### Given request
Transcribe all of the material exactly, except for its pictures.

### Available data

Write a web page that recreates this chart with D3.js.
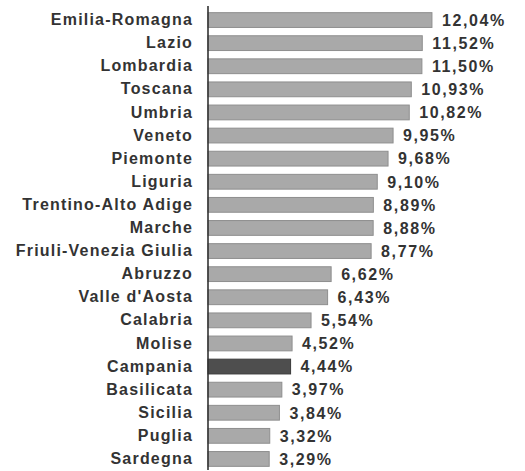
<!DOCTYPE html>
<html>
<head>
<meta charset="utf-8">
<script src="https://cdn.jsdelivr.net/npm/d3@7"></script>
<style>
  html, body { margin: 0; padding: 0; background: #fff; }
  svg { display: block; }
  text { font-family: "Liberation Sans", Arial, sans-serif; }
</style>
</head>
<body>
<svg id="chart" width="525" height="471"></svg>
<script>
const regions = ["Emilia-Romagna","Lazio","Lombardia","Toscana","Umbria","Veneto","Piemonte","Liguria","Trentino-Alto Adige","Marche","Friuli-Venezia Giulia","Abruzzo","Valle d'Aosta","Calabria","Molise","Campania","Basilicata","Sicilia","Puglia","Sardegna"];
const values = [12.04,11.52,11.50,10.93,10.82,9.95,9.68,9.10,8.89,8.88,8.77,6.62,6.43,5.54,4.52,4.44,3.97,3.84,3.32,3.29];
const highlight = ["Campania"];

const data = regions.map((r, i) => ({ region: r, value: values[i] }));
const svg = d3.select("#chart");

const x = d3.scaleLinear().domain([0, 14]).range([208, 208 + 14 * 18.6]);
const y = d3.scaleBand().domain(regions).range([8.5, 470.5]).paddingInner(0.36).paddingOuter(0.18);

const fmt = v => v.toFixed(2).replace(".", ",") + "%";

// bars
svg.append("g").selectAll("rect").data(data).join("rect")
  .attr("x", x(0))
  .attr("y", d => y(d.region))
  .attr("width", d => x(d.value) - x(0))
  .attr("height", y.bandwidth())
  .attr("fill", d => highlight.includes(d.region) ? "#4e4e4e" : "#a9a9a9")
  .attr("stroke", d => highlight.includes(d.region) ? "#3a3a3a" : "#8e8e8e")
  .attr("stroke-width", 1);

// value labels
svg.append("g").selectAll("text").data(data).join("text")
  .attr("x", d => x(d.value) + 10)
  .attr("y", d => y(d.region) + y.bandwidth() / 2)
  .attr("dy", "0.36em")
  .attr("font-size", 16)
  .attr("font-weight", "bold")
  .attr("letter-spacing", 1.6)
  .attr("fill", "#333")
  .text(d => fmt(d.value));

// category axis
const axis = d3.axisLeft(y).tickSize(0).tickPadding(15);
const ag = svg.append("g").attr("transform", `translate(${x(0)},0)`).call(axis);
ag.select(".domain").remove();
ag.selectAll("text")
  .attr("font-size", 16)
  .attr("font-weight", "bold")
  .attr("letter-spacing", 1.2)
  .attr("fill", "#333")
  .attr("font-family", "'Liberation Sans', Arial, sans-serif");

// axis line
svg.append("line")
  .attr("x1", x(0)).attr("x2", x(0))
  .attr("y1", 6).attr("y2", 470)
  .attr("stroke", "#333").attr("stroke-width", 1.6);
</script>
</body>
</html>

### Answer to the task
Write a web page that recreates this chart with D3.js.
<!DOCTYPE html>
<html>
<head>
<meta charset="utf-8">
<script src="https://cdn.jsdelivr.net/npm/d3@7"></script>
<style>
  html, body { margin: 0; padding: 0; background: #fff; }
  svg { display: block; }
  text { font-family: "Liberation Sans", Arial, sans-serif; }
</style>
</head>
<body>
<svg id="chart" width="525" height="471"></svg>
<script>
const regions = ["Emilia-Romagna","Lazio","Lombardia","Toscana","Umbria","Veneto","Piemonte","Liguria","Trentino-Alto Adige","Marche","Friuli-Venezia Giulia","Abruzzo","Valle d'Aosta","Calabria","Molise","Campania","Basilicata","Sicilia","Puglia","Sardegna"];
const values = [12.04,11.52,11.50,10.93,10.82,9.95,9.68,9.10,8.89,8.88,8.77,6.62,6.43,5.54,4.52,4.44,3.97,3.84,3.32,3.29];
const highlight = ["Campania"];

const data = regions.map((r, i) => ({ region: r, value: values[i] }));
const svg = d3.select("#chart");

const x = d3.scaleLinear().domain([0, 14]).range([208, 208 + 14 * 18.6]);
const y = d3.scaleBand().domain(regions).range([8.5, 470.5]).paddingInner(0.36).paddingOuter(0.18);

const fmt = v => v.toFixed(2).replace(".", ",") + "%";

// bars
svg.append("g").selectAll("rect").data(data).join("rect")
  .attr("x", x(0))
  .attr("y", d => y(d.region))
  .attr("width", d => x(d.value) - x(0))
  .attr("height", y.bandwidth())
  .attr("fill", d => highlight.includes(d.region) ? "#4e4e4e" : "#a9a9a9")
  .attr("stroke", d => highlight.includes(d.region) ? "#3a3a3a" : "#8e8e8e")
  .attr("stroke-width", 1);

// value labels
svg.append("g").selectAll("text").data(data).join("text")
  .attr("x", d => x(d.value) + 10)
  .attr("y", d => y(d.region) + y.bandwidth() / 2)
  .attr("dy", "0.36em")
  .attr("font-size", 16)
  .attr("font-weight", "bold")
  .attr("letter-spacing", 1.6)
  .attr("fill", "#333")
  .text(d => fmt(d.value));

// category axis
const axis = d3.axisLeft(y).tickSize(0).tickPadding(15);
const ag = svg.append("g").attr("transform", `translate(${x(0)},0)`).call(axis);
ag.select(".domain").remove();
ag.selectAll("text")
  .attr("font-size", 16)
  .attr("font-weight", "bold")
  .attr("letter-spacing", 1.2)
  .attr("fill", "#333")
  .attr("font-family", "'Liberation Sans', Arial, sans-serif");

// axis line
svg.append("line")
  .attr("x1", x(0)).attr("x2", x(0))
  .attr("y1", 6).attr("y2", 470)
  .attr("stroke", "#333").attr("stroke-width", 1.6);
</script>
</body>
</html>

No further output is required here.